Contribution of focal haemorrhage and microvascular fibrin deposition to fatal envenoming by Russell's viper (Vipera russelli siamensis) in Burma.
Than-Than None., Francis N., Tin-Nu-Swe None., Myint-Lwin None., Tun-Pe None., Soe-Soe None., Maung-Maung-Oo None., Phillips RE., Warrell DA.
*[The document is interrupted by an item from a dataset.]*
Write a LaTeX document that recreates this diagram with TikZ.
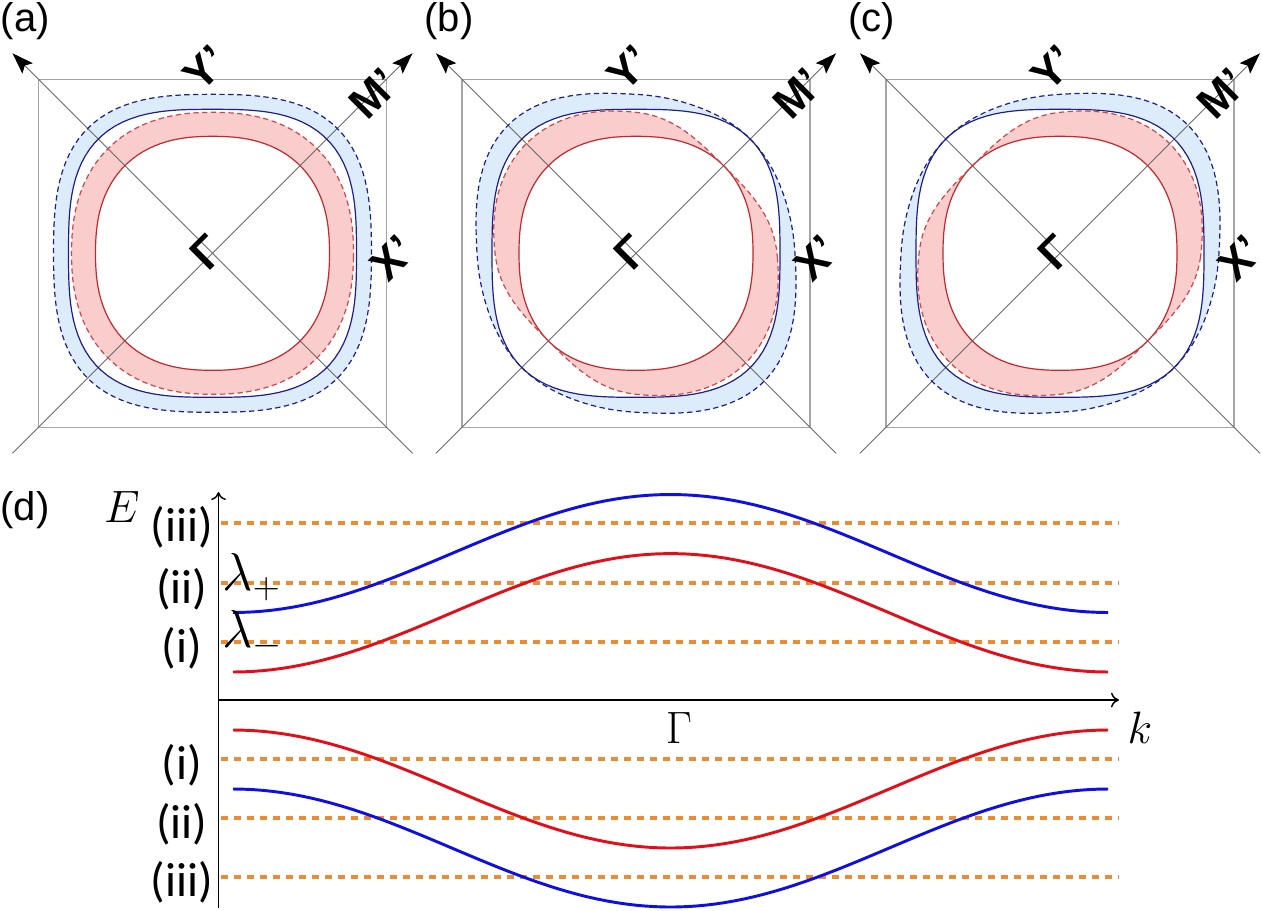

In Burma, clinicopathological studies were carried out in three young farmers who died 15, 52 and 36 h after being bitten by Russell's vipers. Clinical features included local swelling, spontaneous systemic bleeding, defibrination, shock, cardiac arrhythmia, hypoglycaemia, coma and oliguria. On admission to hospital, 15, 48 and 21 h after the bites, serum venom antigen concentrations ranged from 50 to 130 ng/ml. Autopsies revealed widespread congestion and bleeding in the lungs, gastrointestinal and renal tracts, adrenals, heart, brain and anterior pituitary. There was histopathological evidence of focal haemorrhage and fibrin deposition at the site of the bite and in the pituitary, lungs and kidneys and acute tubular necrosis. Deposition of fibrin microthrombi results from the action of venom procoagulants. Shock was attributed to increased capillary permeability, revealed clinically by conjunctival oedema. Acute pituitary/adrenal failure in one case was explained by fibrin deposition and haemorrhage in the anterior pituitary--resembling Sheehan's syndrome. Acute tubular necrosis resulted from ischaemia caused by fibrin deposition and to prerenal factors. An intractable cardiac tachyarrhythmia may have been caused by subendocardial and myocardial haemorrhages.